Code that draws figures

* * * * *

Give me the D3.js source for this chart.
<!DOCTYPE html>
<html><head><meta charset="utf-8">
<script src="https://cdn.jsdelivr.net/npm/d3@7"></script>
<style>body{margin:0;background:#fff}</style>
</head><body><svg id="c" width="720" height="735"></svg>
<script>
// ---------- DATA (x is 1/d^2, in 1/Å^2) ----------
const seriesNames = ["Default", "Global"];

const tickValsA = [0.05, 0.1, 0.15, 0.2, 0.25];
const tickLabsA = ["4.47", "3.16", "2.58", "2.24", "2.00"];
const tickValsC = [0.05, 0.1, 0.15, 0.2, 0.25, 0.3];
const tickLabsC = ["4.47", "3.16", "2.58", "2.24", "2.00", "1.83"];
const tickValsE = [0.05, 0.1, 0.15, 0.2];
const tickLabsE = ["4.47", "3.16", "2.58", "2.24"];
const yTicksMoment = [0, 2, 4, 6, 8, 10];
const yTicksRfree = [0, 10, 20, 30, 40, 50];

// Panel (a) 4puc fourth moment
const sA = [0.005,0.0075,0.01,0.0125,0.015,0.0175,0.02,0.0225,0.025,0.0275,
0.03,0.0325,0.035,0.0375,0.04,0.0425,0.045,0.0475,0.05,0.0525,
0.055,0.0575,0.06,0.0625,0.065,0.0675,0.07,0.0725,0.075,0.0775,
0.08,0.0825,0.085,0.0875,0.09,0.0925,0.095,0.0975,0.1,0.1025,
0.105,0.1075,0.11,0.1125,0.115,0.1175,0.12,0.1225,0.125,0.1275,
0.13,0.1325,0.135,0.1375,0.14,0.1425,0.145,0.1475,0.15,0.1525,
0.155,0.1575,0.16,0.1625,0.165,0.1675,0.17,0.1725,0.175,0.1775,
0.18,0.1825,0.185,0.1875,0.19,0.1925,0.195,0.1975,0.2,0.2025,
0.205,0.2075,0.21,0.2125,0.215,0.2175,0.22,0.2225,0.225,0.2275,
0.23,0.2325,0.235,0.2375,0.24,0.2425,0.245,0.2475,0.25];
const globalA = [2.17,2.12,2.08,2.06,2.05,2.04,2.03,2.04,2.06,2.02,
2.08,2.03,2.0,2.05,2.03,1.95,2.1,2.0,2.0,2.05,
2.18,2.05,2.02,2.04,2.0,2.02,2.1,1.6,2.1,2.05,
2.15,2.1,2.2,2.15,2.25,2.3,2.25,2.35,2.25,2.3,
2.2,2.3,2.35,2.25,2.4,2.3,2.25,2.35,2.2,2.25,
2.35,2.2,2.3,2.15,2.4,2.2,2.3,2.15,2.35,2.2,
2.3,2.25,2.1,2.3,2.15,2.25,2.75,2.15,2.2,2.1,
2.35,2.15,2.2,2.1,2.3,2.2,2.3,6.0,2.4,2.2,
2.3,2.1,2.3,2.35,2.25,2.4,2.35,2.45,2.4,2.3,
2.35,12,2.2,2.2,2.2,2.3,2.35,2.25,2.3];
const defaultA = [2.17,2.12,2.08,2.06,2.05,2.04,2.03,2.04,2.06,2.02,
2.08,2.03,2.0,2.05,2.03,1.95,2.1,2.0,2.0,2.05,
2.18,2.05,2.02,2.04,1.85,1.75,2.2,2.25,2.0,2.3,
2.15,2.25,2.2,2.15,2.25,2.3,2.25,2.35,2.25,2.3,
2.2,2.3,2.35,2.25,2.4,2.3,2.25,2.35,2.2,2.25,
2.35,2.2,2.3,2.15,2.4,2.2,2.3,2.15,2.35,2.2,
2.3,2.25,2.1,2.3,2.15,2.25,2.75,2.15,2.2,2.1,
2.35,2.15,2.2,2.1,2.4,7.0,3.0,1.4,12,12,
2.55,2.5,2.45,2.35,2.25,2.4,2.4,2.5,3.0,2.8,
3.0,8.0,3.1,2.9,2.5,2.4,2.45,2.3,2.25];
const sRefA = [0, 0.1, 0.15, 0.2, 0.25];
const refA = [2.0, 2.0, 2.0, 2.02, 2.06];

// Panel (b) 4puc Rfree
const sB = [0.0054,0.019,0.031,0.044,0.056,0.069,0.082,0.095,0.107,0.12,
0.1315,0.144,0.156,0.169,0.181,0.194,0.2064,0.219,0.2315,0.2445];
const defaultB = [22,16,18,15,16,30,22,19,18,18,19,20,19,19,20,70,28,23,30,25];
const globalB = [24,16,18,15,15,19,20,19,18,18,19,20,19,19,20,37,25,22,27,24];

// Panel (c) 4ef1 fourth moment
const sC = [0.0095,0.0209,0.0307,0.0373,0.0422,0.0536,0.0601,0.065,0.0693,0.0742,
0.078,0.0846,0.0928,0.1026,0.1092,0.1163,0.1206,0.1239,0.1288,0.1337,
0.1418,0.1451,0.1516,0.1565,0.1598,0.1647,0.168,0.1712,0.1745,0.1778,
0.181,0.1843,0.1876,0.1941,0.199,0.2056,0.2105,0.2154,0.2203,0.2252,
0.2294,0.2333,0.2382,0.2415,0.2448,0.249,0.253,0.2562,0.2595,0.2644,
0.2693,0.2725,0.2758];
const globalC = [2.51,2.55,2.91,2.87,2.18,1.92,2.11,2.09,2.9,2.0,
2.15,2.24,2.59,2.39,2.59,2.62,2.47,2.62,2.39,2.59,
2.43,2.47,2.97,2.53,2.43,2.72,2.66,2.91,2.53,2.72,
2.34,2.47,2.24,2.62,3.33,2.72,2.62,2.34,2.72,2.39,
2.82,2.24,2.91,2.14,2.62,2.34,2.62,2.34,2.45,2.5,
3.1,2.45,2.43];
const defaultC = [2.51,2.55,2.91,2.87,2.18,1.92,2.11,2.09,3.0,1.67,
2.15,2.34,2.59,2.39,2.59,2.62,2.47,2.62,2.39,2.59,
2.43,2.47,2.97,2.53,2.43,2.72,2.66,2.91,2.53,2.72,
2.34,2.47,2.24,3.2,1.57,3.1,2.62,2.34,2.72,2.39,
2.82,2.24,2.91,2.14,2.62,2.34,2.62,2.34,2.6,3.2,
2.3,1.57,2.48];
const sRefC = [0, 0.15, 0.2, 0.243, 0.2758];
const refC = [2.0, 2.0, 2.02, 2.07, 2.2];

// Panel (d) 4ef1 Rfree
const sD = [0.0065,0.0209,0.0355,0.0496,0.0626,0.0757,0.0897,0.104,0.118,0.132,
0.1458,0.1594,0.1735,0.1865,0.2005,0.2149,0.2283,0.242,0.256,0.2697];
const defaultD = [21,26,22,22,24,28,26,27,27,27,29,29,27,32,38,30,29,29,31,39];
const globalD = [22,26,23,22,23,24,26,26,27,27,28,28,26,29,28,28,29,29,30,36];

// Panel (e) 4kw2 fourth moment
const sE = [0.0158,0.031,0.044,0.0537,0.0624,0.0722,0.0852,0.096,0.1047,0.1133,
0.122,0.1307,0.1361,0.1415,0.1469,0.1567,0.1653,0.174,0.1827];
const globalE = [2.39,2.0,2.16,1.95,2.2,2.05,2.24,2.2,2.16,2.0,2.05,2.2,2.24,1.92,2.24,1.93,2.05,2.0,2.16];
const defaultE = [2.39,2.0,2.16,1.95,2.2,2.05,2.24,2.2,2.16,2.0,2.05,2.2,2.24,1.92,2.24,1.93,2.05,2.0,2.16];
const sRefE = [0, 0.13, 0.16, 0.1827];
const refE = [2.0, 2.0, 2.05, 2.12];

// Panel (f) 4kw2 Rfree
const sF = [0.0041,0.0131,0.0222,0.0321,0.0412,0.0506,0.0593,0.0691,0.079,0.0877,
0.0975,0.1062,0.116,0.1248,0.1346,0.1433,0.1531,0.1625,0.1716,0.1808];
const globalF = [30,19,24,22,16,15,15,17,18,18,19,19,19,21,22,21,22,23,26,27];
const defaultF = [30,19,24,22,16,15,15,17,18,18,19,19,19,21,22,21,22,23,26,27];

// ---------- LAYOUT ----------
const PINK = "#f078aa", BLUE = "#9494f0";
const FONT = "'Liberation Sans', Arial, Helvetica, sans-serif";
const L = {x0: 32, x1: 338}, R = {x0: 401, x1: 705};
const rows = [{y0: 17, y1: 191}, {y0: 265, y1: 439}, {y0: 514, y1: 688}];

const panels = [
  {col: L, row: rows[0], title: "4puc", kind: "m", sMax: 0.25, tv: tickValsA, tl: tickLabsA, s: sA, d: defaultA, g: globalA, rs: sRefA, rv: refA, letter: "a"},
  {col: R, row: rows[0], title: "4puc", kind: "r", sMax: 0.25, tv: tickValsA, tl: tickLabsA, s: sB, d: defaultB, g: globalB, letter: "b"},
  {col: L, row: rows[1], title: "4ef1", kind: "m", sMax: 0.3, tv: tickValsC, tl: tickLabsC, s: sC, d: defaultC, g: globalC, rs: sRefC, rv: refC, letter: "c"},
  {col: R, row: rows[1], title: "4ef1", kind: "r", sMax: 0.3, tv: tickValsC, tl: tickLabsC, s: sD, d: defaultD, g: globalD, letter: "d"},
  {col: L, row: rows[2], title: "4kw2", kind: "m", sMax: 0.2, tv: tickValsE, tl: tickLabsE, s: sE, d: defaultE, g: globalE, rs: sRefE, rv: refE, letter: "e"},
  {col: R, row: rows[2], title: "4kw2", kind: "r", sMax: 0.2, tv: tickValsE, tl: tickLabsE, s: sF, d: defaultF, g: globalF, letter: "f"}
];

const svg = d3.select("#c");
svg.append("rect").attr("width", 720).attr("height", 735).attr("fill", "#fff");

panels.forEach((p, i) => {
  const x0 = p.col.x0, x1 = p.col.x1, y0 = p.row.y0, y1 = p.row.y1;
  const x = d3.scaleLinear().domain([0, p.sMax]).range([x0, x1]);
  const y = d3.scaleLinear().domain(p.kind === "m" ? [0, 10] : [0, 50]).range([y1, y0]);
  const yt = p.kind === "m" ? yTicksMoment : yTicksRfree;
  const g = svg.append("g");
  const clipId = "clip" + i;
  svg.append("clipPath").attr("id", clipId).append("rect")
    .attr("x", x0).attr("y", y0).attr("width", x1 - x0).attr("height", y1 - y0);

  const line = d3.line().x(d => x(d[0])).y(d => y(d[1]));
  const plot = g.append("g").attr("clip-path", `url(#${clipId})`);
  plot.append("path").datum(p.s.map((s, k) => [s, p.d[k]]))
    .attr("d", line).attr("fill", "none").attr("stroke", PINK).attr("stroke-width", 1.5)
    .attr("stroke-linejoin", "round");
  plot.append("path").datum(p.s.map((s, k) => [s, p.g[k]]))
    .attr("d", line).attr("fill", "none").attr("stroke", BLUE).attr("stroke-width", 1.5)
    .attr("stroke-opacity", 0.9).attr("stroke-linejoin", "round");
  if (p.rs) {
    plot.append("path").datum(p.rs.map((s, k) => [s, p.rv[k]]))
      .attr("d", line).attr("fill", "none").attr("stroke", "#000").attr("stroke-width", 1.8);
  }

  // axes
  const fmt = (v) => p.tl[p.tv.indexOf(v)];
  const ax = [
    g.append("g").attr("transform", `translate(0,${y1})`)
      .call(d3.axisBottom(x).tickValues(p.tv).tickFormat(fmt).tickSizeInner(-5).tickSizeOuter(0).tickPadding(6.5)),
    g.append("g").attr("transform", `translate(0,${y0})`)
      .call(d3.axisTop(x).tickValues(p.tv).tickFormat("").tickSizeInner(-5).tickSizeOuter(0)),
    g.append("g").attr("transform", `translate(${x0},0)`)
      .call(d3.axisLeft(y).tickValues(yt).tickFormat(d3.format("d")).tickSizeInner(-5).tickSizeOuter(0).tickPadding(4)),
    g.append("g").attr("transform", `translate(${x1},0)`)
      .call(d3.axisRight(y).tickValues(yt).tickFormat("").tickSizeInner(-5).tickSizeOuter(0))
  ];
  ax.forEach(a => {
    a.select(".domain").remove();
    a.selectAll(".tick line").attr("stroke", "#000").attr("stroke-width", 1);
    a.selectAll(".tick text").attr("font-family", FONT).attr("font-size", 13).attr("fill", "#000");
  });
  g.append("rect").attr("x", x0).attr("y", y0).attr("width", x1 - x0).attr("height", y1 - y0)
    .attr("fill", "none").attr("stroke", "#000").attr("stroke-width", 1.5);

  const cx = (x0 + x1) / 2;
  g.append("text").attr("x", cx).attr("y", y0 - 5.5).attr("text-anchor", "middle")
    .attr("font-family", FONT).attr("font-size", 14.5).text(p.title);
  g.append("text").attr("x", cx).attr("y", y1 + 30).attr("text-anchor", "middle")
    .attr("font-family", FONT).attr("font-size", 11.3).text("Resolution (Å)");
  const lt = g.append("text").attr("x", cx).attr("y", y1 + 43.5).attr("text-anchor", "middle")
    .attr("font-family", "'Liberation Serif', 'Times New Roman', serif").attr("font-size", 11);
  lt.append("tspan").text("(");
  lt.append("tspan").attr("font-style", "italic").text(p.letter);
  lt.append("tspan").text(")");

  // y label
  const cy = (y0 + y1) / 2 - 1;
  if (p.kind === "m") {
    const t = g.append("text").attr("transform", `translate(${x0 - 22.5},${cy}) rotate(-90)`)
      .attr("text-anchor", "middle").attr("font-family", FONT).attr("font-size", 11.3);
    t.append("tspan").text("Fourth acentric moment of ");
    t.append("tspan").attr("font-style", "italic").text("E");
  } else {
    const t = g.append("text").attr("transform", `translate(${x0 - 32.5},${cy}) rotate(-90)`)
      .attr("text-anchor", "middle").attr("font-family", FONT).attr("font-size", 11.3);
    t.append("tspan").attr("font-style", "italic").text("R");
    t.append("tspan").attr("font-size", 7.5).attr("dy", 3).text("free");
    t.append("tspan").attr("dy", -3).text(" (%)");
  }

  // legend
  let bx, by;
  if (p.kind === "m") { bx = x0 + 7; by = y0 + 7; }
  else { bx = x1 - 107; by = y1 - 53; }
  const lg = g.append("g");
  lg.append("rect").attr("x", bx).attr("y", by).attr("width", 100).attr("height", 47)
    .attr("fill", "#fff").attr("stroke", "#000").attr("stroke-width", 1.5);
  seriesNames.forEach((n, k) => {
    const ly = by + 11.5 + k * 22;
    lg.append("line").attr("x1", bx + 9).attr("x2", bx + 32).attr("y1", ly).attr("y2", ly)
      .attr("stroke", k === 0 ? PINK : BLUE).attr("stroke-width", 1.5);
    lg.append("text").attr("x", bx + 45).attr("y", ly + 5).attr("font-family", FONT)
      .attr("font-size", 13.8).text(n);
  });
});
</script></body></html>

* * * * *

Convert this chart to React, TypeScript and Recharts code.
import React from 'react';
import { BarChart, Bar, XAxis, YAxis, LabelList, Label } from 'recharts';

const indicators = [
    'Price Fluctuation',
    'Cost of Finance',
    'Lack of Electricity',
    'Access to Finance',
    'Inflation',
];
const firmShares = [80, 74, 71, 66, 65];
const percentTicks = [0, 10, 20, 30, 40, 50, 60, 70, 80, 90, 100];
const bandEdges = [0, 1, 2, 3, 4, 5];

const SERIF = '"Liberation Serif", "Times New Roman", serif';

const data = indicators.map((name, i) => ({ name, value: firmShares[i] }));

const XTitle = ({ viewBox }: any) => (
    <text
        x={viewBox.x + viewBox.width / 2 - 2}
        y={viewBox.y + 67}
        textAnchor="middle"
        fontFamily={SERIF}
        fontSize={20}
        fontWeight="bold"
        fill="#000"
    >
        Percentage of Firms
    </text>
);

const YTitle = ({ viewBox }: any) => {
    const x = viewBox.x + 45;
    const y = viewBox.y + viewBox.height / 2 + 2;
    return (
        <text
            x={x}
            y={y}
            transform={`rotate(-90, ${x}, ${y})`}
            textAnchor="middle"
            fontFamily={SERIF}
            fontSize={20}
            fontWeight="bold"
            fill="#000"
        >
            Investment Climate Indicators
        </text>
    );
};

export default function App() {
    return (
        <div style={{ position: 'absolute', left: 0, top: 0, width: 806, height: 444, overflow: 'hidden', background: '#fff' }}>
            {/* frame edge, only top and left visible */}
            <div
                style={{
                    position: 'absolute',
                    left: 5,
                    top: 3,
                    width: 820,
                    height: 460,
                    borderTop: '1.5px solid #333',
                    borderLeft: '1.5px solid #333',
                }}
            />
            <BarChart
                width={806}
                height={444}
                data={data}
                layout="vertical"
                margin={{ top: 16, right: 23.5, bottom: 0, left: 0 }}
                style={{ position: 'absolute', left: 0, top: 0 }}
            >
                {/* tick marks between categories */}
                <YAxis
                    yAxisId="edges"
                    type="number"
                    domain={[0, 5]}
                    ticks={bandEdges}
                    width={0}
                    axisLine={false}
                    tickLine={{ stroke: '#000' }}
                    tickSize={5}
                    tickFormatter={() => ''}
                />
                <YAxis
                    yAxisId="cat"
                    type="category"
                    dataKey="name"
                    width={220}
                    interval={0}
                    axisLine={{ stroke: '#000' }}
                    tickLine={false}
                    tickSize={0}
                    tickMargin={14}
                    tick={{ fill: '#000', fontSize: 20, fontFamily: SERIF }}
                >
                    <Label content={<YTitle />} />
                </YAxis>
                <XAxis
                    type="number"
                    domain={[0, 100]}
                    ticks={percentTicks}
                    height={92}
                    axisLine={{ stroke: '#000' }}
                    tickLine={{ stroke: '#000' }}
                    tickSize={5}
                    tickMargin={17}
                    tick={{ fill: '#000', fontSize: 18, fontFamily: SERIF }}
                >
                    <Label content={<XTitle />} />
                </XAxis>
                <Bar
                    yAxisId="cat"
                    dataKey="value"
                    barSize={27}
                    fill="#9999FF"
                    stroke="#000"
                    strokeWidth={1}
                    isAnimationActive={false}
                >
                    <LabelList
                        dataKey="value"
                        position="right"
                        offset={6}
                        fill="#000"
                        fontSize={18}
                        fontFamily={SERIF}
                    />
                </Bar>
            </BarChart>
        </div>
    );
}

* * * * *

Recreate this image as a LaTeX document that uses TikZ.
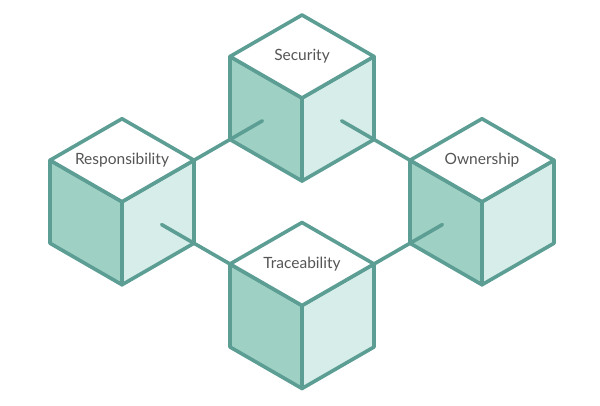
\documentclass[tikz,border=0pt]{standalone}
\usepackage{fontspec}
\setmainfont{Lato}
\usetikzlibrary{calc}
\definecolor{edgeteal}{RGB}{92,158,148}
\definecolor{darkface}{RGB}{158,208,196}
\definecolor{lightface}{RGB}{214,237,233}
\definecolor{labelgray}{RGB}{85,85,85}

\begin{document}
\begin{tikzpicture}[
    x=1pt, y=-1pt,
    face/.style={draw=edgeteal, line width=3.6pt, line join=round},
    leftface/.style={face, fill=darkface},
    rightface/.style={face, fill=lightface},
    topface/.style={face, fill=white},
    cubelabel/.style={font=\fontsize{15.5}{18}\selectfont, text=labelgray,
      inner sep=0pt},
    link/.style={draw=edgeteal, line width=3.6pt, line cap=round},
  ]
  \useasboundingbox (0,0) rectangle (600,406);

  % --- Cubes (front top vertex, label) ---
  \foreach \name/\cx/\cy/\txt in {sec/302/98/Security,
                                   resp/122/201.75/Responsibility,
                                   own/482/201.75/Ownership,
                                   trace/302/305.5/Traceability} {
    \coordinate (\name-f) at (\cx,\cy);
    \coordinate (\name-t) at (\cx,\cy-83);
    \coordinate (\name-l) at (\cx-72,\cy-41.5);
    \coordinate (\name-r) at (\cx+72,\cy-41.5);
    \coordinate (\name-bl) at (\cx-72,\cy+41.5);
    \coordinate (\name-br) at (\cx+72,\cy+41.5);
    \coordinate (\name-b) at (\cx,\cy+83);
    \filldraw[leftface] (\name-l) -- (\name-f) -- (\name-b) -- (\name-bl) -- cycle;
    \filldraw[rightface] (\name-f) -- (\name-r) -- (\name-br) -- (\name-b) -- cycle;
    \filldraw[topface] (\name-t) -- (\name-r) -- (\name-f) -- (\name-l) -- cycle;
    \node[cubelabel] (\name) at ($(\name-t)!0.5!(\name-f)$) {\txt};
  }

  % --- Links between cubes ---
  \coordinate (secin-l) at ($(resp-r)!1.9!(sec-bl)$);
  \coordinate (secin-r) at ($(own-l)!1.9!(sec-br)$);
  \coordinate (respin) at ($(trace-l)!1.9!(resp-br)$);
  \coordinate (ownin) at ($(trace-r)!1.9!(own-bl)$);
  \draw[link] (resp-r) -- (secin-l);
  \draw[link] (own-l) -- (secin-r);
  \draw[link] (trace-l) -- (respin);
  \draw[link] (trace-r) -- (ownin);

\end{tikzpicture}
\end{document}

* * * * *

→ AIM
The lines to quote run from the one containing "Convert this chart" to the one containing "YAxis, LabelList, Label". Quote them exactly, with both of those lines, and nothing else.

→ CORRECT ANSWER
Convert this chart to React, TypeScript and Recharts code.
import React from 'react';
import { BarChart, Bar, XAxis, YAxis, LabelList, Label } from 'recharts';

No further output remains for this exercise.